Intelligent plastics made from waste and wasteful emissions

Scientists estimate that there may be around 5.25 trillion macro and microplastic floating in the vast oceans. While arising technologies that sifon out this harmful plastic solve one half of the problem, other innovators are creating better plastics that will prevent it from occurring again in the future.

1. Bio-plastic from the humble avo-pip

Mexican chemical engineer, Scott Munguia, has engineered a plastic from a biopolymer he’s discovered inside the pip of an avocado. The single use cutlery made from his bioplastic biodegrades in 240 days. Most notably, this bioplastic is not only manufactured from a previously discarded food item – an estimated 300,000 tons are discarded annually in Mexico alone, but also not manufactured from a food source crop like corn, cassava or sugarcane.

2. Greenhouse gases become profitable plastics

Carbon capture and storage (CCS) technology makes it possible for carbon to be captured and compressed at the source, where it can then be moved to storage. While this technology can significantly reduce green-house gasses, it is now also being used profitably to make products.

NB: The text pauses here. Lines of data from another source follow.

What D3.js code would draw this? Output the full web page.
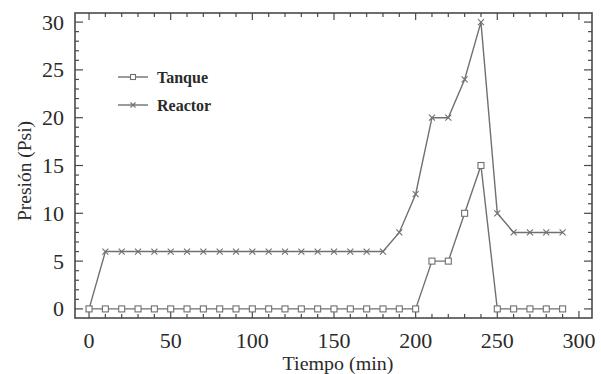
<!DOCTYPE html>
<html><head><meta charset="utf-8">
<script src="https://cdn.jsdelivr.net/npm/d3@7"></script>
<style>body{margin:0;background:#fff}svg{display:block}</style>
</head><body>
<script>
const times = [0,10,20,30,40,50,60,70,80,90,100,110,120,130,140,150,160,170,180,190,200,210,220,230,240,250,260,270,280,290];
const tanque = [0,0,0,0,0,0,0,0,0,0,0,0,0,0,0,0,0,0,0,0,0,5,5,10,15,0,0,0,0,0];
const reactor = [0,6,6,6,6,6,6,6,6,6,6,6,6,6,6,6,6,6,6,8,12,20,20,24,30,10,8,8,8,8];
const xTicks = [0,50,100,150,200,250,300];
const yTicks = [0,5,10,15,20,25,30];
const seriesNames = ["Tanque","Reactor"];

const W=601,H=374;
const L=75,R=592,T=13,B=318;
const svg=d3.select("body").append("svg").attr("width",W).attr("height",H);
const x=d3.scaleLinear().domain([-8.6,308]).range([L,R]);
const y=d3.scaleLinear().domain([-0.95,30.95]).range([B,T]);
const font="'Liberation Serif','Times New Roman',serif";
const axisCol="#4a4a4a";

// frame
svg.append("rect").attr("x",L).attr("y",T).attr("width",R-L).attr("height",B-T)
  .attr("fill","none").attr("stroke",axisCol).attr("stroke-width",1.6);

// ticks (mirrored, inward)
const xMinor=d3.range(0,301,10), yMinor=d3.range(0,31,1);
const tk=svg.append("g").attr("stroke",axisCol).attr("stroke-width",1.2);
xMinor.forEach(v=>{
  const len = v%50===0?7:4;
  tk.append("line").attr("x1",x(v)).attr("x2",x(v)).attr("y1",B).attr("y2",B-len);
  tk.append("line").attr("x1",x(v)).attr("x2",x(v)).attr("y1",T).attr("y2",T+len);
});
yMinor.forEach(v=>{
  const len = v%5===0?8:4;
  tk.append("line").attr("y1",y(v)).attr("y2",y(v)).attr("x1",L).attr("x2",L+len);
  tk.append("line").attr("y1",y(v)).attr("y2",y(v)).attr("x1",R).attr("x2",R-len);
});

// tick labels
svg.append("g").selectAll("text").data(xTicks).join("text")
  .attr("x",d=>x(d)).attr("y",348).attr("text-anchor","middle")
  .attr("font-family",font).attr("font-size",22).attr("fill","#2a2a2a").text(d=>d);
svg.append("g").selectAll("text").data(yTicks).join("text")
  .attr("x",64).attr("y",d=>y(d)+7.5).attr("text-anchor","end")
  .attr("font-family",font).attr("font-size",22).attr("fill","#2a2a2a").text(d=>d);

// axis titles
svg.append("text").attr("transform","translate(338,370) scale(1.08,1)").attr("text-anchor","middle")
  .attr("font-family",font).attr("font-size",18.5).attr("fill","#2a2a2a").text("Tiempo (min)");
svg.append("text").attr("transform","translate(31,171) rotate(-90)").attr("text-anchor","middle")
  .attr("font-family",font).attr("font-size",19.5).attr("fill","#2a2a2a").text("Presión (Psi)");

const lineCol="#707070";
const line=d3.line().x(d=>x(d[0])).y(d=>y(d[1]));
const tData=times.map((t,i)=>[t,tanque[i]]);
const rData=times.map((t,i)=>[t,reactor[i]]);

function drawX(g,cx,cy,s){
  g.append("path").attr("d",`M${cx-s},${cy-s}L${cx+s},${cy+s}M${cx-s},${cy+s}L${cx+s},${cy-s}`)
   .attr("stroke",lineCol).attr("stroke-width",1.1).attr("fill","none");
}
function drawSq(g,cx,cy,s){
  g.append("rect").attr("x",cx-s).attr("y",cy-s).attr("width",2*s).attr("height",2*s)
   .attr("fill","#fff").attr("stroke",lineCol).attr("stroke-width",1.1);
}

svg.append("path").datum(rData).attr("d",line).attr("fill","none").attr("stroke",lineCol).attr("stroke-width",1.4);
const rg=svg.append("g");
rData.forEach(d=>drawX(rg,x(d[0]),y(d[1]),3));
svg.append("path").datum(tData).attr("d",line).attr("fill","none").attr("stroke",lineCol).attr("stroke-width",1.4);
const tg=svg.append("g");
tData.forEach(d=>drawSq(tg,x(d[0]),y(d[1]),3));

// legend
const lg=svg.append("g");
const legY=[77,105];
seriesNames.forEach((n,i)=>{
  lg.append("line").attr("x1",118).attr("x2",148).attr("y1",legY[i]).attr("y2",legY[i])
    .attr("stroke",lineCol).attr("stroke-width",1.4);
  if(i===0) drawSq(lg,133,legY[i],2.5); else drawX(lg,133,legY[i],2.5);
  lg.append("text").attr("x",157).attr("y",legY[i]+5.5).attr("font-family",font)
    .attr("font-size",16).attr("font-weight","bold").attr("fill","#2a2a2a").text(n);
});
</script>
</body></html>
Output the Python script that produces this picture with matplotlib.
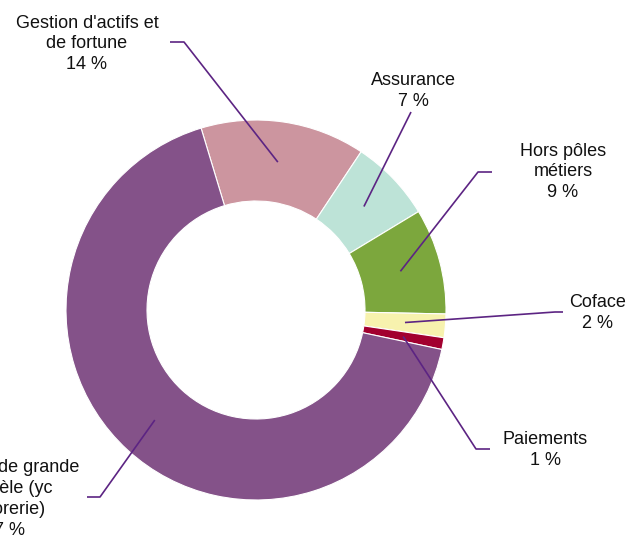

AirCarbon is a verified carbon-negative material that can be used to manufacture everyday products, that would have otherwise used fossil fuels and oil, by combining the sequestered carbon with oxygen. The entire manufacturing process is carbon negative.

Water-wiser engineering

30-40% of the world will face water scarcity by 2020. As a climate-change exacerbated reality, 1.8 billion people will live in regions of water scarcity by 2025. This not only affects fresh drinking water but the ability to grow food. This innovative thinking could help.

1. Growing plants in the desert

The Groasis Waterboxx makes growing crops in an intelligent plant device that germinates, incubates and waters saplings possible. It also has a 90% less water requirement than traditional methods.

2. Drinking water from clouds

For coastal and mountainous areas with less access to clean drinking water, a 3D mesh innovated by CloudFisher can convert the fog into safe drinking water while withstanding winds of 120 kmp/h. The design is an improved-upon innovation on the first fog collectors installed in Eritrea in 2007.